AKA The Boy Who Cried Protest
There once was a cisgender hetero-normative child who identified as a boy. If Rachel Dolezal was writing this, that would be the story.
Anyway, there was a boy who was bored as he sat on the stool at his locally owned vegan bakery watching the village sheep…er…I mean watching the liberal denizens eating their free-trade certified organic Kopi Luwak muffin tops. To amuse himself he took a great breath and sang out, “Protest! Protest! Trump is literally Hitler! He is going to talk all your vegan baked gnocchi!”
The unemployed professional agitators gathered up some well meaning friends who were within earshot and came running up the hill to help the boy drive the Trump/literally Hitler away. But when they arrived at the top of the hill, they found no Hitler. They only found a strange thing they called “normal Americans” and “winning.” They had not seen or talked to these for years. The mob ignored them and looked at the boy. The boy laughed at the sight of their angry faces and hastily assembled and badly misspelled signs.
“Don’t cry ‘Hitler’, shepherd boy,” said the well-meaning but to this point useless agitators, “when there’s no Hitler!” They went grumbling back down the hill complaining about racism and xenophobia, although nobody really knew what xenophobia meant.

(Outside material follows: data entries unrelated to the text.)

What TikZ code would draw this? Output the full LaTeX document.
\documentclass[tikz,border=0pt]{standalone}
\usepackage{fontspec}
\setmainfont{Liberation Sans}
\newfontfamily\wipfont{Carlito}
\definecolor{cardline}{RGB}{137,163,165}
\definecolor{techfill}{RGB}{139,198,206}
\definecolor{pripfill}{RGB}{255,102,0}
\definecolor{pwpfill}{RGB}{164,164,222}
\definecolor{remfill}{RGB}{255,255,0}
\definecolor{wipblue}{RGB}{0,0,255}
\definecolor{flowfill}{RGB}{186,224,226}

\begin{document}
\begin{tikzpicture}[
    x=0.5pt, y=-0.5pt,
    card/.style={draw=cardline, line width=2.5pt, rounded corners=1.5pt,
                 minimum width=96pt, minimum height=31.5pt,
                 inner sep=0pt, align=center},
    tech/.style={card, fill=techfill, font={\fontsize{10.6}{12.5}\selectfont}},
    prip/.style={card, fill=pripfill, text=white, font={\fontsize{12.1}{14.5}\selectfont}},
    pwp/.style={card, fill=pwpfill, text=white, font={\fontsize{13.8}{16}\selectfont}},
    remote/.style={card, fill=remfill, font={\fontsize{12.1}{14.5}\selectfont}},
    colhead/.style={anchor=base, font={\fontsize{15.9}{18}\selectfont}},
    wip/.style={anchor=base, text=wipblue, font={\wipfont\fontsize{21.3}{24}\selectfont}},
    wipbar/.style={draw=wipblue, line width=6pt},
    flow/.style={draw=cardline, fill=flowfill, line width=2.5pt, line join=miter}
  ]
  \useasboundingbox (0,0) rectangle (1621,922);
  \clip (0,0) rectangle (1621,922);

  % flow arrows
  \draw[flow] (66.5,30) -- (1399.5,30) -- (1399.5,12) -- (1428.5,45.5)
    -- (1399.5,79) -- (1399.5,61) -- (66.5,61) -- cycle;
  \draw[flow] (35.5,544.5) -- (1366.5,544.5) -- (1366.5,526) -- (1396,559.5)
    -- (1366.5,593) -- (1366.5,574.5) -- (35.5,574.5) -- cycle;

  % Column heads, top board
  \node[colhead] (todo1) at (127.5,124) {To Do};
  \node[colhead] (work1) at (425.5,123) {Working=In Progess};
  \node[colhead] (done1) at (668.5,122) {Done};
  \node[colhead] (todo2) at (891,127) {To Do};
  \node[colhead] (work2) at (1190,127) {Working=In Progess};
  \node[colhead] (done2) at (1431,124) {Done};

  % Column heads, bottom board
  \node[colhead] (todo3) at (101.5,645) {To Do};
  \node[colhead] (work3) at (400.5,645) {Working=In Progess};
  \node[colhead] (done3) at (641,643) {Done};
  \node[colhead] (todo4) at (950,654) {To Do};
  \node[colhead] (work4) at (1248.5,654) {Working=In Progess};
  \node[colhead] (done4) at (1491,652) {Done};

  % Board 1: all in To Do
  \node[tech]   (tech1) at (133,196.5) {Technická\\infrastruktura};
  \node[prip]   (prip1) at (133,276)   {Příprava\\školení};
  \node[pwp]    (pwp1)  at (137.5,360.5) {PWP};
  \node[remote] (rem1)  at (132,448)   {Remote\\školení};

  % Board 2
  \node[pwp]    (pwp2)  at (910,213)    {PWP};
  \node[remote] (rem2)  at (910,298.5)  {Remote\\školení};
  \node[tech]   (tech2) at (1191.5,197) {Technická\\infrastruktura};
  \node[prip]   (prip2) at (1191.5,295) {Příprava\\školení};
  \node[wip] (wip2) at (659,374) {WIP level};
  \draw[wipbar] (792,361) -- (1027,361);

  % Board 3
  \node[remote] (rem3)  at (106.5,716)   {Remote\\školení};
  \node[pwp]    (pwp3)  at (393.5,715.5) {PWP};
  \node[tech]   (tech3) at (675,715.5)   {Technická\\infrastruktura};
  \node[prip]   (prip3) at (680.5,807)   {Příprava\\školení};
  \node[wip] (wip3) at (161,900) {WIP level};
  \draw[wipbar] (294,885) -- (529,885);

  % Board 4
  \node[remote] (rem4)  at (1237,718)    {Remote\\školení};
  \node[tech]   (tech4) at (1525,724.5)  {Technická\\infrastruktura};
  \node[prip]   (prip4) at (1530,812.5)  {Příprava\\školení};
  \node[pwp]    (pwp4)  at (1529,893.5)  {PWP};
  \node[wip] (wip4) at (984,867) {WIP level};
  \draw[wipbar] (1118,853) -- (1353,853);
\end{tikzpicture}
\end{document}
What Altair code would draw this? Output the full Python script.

Later, the boy sang out again, “Hitler! Hitler! The Trump is turning us into Nazi Germany!” To his naughty delight, he watched the well-meaning but mindlessly misinformed professional agitators run up the hill to help him drive the Hitler away.
When the agitators, who blindly responded to anyone who yelled “Hitler!” saw no Hitler they sternly said, “Save your frightened song for when there is really something wrong! Don’t cry ‘Hitler’ when there is NO Hitler!” A professional agitator named Chuck Shoemer slipped the boy $20 and said “No, boy. You keep screaming Hitler. Don’t listen to the mindless rubes. We must yell Hitler every day. Here is a list of other words to use if you get tired of saying Hitler.”
The boy just grinned and watched them go grumbling down the hill once more, but in lesser numbers than before. Clearly, some of the agitators had grown tired of the false cries of “Hitler!” and stopped coming. The boy , Albert Sharptown, happily pocked the $20 and decided to make a career out of professional agitating when he grew older.
Later, he saw a REAL Hitler prowling about his local farmers market looking for good deals on vine-ripened organic tomatoes and free-range chicken eggs. Alarmed, he leaped to his feet and sang out as loudly as he could, “Hitler! Hitler!” It was a REAL Hitler!
But the villagers thought he was trying to fool them again, and so they didn’t care. Only a few, tired, very old and confused agitators came to shake signs with bad misspellings and offensive slogans. At the point of their greatest need, they were at their weakest. They could not drive the Hitler away because the other well-meaning villagers had grown tired of their nonsense.
At sunset, everyone wondered why the boy hadn’t returned to the village with their $18 Manhattans and deconstructed organic artisan vegan tacos that they ritually order from that new place on 4th Avenue. They, being too tired to engage any longer, got on their smartphone and sent a Task Rabbit for $5 who went up the hill to find the boy. They found him weeping.
“There really was a Hitler here! Your deconstructed organic artisan vegan tacos and Manhattans are gone! I cried out, “Hitler” Why didn’t you come?”
An old sad and seemingly weepy man tried to comfort the boy as they walked back to the village. He told the boy, as he cried “What Hitler did to those tacos…weep…cry…was Unamerican and…weep…mean spirited.” The man had strangely brought a professional photographer and press corps to photograph the event.
“We’ll help you look for the lost tacos in the morning,” he said, putting his arm around the youth, “Nobody believes a liar…even when he is telling the truth! Believe me, I know. I’ve been a liar my whole life and got away with it until about 11 days ago. Don’t worry, we’ve still got that whole list of other names to call!”
*The moral of the story is that the liberals and the left really need to wise up and dial it back. Trump isn’t literally Hitler. I’m a huge fan of our new President. That said, the second he starts rounding up American citizens and gassing them to death, you can count me in on the literal resistance to Hitler movement. However, if you keep up your hysterics to someone who is clearly NOT HITLER, someday there may be someone who is. If you don’t stop it now, nobody will pay any attention to you later.
Listen or don’t. At this point, I don’t listen to you. You’ve lost me and don’t seem interested in ever getting me back. I know who hasn’t forgotten about me. I voted for him in November.